– Четыре тысячи злотых.
Он небрежно взял их – ее деньги, трепетно хранимые на черный день, – и сунул в боковой карман.
«Ну что ж, в любом случае у него они будут в большей безопасности, чем на кухне Амона Гета», – подумала Хелен.
Так началась история Оскара Шиндлера, в которой было многое: и жестокость нацистов, и разгул эсэсовцев. В этой истории нашлось место и худенькой запуганной девушке, и даже шлюхе с золотым сердцем – она была хорошей немкой.
С одной стороны, Оскару Шиндлеру было жизненно важно знать подлинное лицо системы, жуткую морду под маской чиновничьей благопристойности. Раньше, чем многие иные осмелились признаться себе, он понял, что означает термин Sondlubehandlung. Хотя он переводился всего лишь как «окончательное решение», слово это означало горы отравленных цианидом трупов в Бельзеце, Собиборе, Треблинке и в том комплексе к западу от Кракова, который был известен полякам как Освенцим-Бжезинка, а на западе под своим немецким названием – Аушвиц-Биркенау.
С другой стороны, Шиндлер был бизнесмен, делец по складу характера, он не мог открыто послать систему куда подальше. Он предвидел горы трупов, но не предполагал, насколько они вырастут в этом году и в следующем, так что превысят Маттергорн…
Пока же он просто осознал, что множества смертей не избежать. Но всегда будет необходимость в труде евреев. Поэтому в разговоре с Хелен Хирш он и настаивал: «Берегите здоровье».
Он был уверен, как и евреи, согнанные в концлагерь в Плачуве, что ни один режим – как бы ни был он свиреп – не может позволить себе отказаться от такого количества бесплатных рабочих рук.

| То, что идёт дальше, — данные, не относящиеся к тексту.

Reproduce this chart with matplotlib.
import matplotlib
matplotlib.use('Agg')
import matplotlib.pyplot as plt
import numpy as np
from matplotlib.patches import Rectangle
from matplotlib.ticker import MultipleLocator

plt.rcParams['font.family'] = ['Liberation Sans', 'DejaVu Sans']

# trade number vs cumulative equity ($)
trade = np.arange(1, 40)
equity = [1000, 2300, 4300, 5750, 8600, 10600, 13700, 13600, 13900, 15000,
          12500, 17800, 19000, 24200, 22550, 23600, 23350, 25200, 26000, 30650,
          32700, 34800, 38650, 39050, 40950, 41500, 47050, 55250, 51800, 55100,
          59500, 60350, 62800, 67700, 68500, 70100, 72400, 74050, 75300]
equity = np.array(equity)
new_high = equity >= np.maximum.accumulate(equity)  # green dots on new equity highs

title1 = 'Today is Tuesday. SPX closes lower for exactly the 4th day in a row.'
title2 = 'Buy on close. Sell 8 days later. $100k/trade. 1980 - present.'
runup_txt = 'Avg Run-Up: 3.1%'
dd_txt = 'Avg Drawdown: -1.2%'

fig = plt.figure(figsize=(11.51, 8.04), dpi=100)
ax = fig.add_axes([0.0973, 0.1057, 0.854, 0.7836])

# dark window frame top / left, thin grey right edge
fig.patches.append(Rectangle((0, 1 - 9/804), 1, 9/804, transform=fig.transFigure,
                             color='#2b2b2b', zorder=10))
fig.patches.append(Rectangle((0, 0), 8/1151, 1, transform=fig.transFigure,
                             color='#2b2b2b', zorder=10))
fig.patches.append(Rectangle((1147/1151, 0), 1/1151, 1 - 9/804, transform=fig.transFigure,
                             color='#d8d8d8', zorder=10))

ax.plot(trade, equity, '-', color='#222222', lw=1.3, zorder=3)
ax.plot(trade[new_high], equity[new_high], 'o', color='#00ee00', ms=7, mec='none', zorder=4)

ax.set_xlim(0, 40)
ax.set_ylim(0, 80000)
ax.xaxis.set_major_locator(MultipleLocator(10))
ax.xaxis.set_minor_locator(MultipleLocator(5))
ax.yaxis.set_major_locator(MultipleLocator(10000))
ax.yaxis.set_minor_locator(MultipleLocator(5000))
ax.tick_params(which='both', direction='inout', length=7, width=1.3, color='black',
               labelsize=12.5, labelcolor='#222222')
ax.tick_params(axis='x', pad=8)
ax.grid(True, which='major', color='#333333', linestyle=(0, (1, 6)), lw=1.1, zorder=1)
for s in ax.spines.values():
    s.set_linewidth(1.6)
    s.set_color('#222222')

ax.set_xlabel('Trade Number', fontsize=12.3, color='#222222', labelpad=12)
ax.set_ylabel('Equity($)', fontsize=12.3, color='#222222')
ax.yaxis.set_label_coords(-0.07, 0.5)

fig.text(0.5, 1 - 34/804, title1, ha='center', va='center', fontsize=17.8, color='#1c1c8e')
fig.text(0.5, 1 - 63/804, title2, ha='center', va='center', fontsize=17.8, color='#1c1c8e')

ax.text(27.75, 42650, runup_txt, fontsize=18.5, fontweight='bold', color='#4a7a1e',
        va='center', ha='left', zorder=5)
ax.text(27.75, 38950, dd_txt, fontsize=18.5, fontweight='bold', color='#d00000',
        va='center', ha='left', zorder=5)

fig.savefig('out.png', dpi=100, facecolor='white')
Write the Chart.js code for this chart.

И лишь тех, которые теряют силы, истощаются, сваливаются от болезней – лишь их отправляют в Аушвиц.
Шиндлер сам не раз слышал, как заключенные Плачува, согнанные на аппельплац на утреннюю поверку, бормотали про себя: «По крайней мере у меня пока есть силы», – тоном, которым в нормальной жизни говорили лишь старики.
Так, с этого зимнего вечера начались долгие дни и ночи, в течение которых герр Шиндлер спас многие человеческие жизни.
Он увяз с головой; он с такой невообразимой дерзостью нарушал законы рейха, что это непременно должно было привести к его многократному обезглавливанию, повешению или уничтожению в бараках Аушвица или Гросс-Розена.
Но он еще не знал, во что ему это обойдется.